What needs to be done: Only the lines from the start up to and including the line containing "const cbarTicks = [-0.25, 0, 0.25, 0.5, 0.75, 1.0, 1.25];" should be repeated, word for word.

++++++++

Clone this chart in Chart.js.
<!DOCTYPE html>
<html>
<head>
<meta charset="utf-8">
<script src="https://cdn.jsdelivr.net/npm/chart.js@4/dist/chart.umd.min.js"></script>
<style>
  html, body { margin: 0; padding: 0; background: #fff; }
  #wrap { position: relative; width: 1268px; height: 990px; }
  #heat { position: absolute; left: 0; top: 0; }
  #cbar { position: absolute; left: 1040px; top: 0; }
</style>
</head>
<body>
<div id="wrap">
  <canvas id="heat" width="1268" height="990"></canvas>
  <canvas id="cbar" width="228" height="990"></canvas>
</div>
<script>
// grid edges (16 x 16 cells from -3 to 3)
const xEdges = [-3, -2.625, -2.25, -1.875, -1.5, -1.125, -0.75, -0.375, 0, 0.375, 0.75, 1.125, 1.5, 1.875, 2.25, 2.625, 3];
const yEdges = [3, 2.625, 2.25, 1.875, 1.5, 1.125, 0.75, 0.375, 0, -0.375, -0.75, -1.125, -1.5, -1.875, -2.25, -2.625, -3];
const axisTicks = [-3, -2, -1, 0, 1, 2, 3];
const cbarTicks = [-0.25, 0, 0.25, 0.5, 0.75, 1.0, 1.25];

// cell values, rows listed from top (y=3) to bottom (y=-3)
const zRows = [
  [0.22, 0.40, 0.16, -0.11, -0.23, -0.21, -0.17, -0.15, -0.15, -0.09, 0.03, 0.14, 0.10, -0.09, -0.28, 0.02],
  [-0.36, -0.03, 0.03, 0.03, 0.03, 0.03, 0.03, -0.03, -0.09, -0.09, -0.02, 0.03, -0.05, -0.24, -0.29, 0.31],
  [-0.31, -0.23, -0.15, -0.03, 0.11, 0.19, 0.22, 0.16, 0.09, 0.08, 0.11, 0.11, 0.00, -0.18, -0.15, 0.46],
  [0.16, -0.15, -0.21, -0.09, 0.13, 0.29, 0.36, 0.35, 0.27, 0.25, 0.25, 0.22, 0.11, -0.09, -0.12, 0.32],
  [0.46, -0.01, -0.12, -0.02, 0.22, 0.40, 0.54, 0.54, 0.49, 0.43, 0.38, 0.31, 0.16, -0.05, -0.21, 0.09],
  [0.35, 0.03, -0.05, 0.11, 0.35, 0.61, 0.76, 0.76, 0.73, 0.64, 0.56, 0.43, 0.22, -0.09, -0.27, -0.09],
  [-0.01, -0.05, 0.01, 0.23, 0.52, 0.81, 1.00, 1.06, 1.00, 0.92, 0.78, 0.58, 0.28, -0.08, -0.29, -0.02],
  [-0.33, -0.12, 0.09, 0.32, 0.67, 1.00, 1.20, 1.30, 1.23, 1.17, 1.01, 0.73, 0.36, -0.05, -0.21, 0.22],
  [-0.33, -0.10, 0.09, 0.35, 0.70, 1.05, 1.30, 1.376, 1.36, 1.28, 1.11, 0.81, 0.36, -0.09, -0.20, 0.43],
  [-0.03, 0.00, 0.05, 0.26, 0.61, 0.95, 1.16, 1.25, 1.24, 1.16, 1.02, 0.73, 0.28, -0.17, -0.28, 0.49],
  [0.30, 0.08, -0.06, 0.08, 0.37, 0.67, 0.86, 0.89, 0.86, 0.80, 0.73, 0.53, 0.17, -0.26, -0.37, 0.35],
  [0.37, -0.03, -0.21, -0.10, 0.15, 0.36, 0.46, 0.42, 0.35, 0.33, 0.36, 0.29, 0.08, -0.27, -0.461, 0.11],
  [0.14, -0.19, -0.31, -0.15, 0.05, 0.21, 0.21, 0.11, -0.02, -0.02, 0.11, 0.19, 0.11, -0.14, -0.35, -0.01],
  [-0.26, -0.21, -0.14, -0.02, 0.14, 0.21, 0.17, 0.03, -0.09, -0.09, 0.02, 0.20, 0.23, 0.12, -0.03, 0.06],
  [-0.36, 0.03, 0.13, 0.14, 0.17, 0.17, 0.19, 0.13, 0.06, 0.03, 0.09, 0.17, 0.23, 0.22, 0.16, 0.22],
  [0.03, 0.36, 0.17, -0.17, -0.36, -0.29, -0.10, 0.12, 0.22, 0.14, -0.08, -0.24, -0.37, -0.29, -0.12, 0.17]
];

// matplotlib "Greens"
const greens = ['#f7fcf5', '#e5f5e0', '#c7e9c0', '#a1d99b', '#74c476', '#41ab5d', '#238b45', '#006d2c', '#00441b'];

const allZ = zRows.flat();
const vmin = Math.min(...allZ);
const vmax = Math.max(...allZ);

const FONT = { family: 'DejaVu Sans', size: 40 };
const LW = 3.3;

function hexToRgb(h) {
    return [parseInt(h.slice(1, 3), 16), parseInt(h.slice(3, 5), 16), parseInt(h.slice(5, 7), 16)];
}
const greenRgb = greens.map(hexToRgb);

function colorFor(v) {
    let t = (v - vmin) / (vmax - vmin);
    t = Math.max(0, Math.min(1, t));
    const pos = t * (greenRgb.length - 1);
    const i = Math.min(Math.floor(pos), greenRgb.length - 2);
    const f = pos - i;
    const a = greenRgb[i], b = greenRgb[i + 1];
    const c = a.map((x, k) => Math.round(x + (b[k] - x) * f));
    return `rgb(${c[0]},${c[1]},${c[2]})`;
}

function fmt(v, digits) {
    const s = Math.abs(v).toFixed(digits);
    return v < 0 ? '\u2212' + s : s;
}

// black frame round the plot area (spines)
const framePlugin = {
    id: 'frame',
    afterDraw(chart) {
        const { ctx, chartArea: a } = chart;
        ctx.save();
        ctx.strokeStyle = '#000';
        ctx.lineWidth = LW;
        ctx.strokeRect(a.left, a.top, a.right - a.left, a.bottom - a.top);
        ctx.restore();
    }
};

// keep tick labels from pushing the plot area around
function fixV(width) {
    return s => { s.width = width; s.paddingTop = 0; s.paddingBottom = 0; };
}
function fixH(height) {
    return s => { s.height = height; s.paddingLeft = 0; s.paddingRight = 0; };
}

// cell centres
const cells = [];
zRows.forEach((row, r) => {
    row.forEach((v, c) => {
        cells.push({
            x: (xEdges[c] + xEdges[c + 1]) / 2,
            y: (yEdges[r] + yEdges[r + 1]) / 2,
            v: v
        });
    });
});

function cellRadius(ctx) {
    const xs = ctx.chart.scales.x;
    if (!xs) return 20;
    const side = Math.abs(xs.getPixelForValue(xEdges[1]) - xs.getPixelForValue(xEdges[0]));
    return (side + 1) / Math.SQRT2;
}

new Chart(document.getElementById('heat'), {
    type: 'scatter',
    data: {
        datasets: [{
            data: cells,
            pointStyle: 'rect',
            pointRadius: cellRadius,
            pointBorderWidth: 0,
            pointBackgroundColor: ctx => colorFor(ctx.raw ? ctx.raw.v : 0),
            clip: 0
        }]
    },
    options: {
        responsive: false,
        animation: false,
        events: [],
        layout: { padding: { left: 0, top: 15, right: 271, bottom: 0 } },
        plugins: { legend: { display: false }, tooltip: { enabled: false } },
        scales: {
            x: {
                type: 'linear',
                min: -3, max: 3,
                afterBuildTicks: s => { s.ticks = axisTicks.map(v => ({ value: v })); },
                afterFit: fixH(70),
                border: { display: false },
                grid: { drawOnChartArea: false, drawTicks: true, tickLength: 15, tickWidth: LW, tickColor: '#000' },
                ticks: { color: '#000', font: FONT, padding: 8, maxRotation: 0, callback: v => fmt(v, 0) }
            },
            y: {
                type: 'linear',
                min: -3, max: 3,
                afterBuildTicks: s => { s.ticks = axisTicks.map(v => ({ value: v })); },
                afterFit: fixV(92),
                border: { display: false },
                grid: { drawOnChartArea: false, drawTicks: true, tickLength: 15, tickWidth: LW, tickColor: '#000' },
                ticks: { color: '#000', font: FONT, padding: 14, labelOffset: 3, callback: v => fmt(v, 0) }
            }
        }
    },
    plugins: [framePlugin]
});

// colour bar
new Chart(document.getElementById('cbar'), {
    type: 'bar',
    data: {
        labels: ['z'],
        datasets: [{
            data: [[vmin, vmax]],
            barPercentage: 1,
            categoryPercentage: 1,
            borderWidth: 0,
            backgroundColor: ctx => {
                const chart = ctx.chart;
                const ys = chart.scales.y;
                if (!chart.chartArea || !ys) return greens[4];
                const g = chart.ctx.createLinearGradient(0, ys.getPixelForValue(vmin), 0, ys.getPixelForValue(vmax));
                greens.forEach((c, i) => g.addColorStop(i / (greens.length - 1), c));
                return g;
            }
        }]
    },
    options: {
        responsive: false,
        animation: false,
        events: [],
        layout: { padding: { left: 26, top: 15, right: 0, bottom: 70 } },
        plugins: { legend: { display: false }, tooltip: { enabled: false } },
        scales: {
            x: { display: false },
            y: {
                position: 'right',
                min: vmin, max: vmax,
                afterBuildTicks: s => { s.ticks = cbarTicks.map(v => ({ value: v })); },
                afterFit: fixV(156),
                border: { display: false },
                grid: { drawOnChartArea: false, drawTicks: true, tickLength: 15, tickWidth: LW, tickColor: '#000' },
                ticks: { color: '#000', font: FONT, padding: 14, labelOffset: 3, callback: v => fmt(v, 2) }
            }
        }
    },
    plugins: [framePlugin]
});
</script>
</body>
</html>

++++++++

Answer to this problem:
Clone this chart in Chart.js.
<!DOCTYPE html>
<html>
<head>
<meta charset="utf-8">
<script src="https://cdn.jsdelivr.net/npm/chart.js@4/dist/chart.umd.min.js"></script>
<style>
  html, body { margin: 0; padding: 0; background: #fff; }
  #wrap { position: relative; width: 1268px; height: 990px; }
  #heat { position: absolute; left: 0; top: 0; }
  #cbar { position: absolute; left: 1040px; top: 0; }
</style>
</head>
<body>
<div id="wrap">
  <canvas id="heat" width="1268" height="990"></canvas>
  <canvas id="cbar" width="228" height="990"></canvas>
</div>
<script>
// grid edges (16 x 16 cells from -3 to 3)
const xEdges = [-3, -2.625, -2.25, -1.875, -1.5, -1.125, -0.75, -0.375, 0, 0.375, 0.75, 1.125, 1.5, 1.875, 2.25, 2.625, 3];
const yEdges = [3, 2.625, 2.25, 1.875, 1.5, 1.125, 0.75, 0.375, 0, -0.375, -0.75, -1.125, -1.5, -1.875, -2.25, -2.625, -3];
const axisTicks = [-3, -2, -1, 0, 1, 2, 3];
const cbarTicks = [-0.25, 0, 0.25, 0.5, 0.75, 1.0, 1.25];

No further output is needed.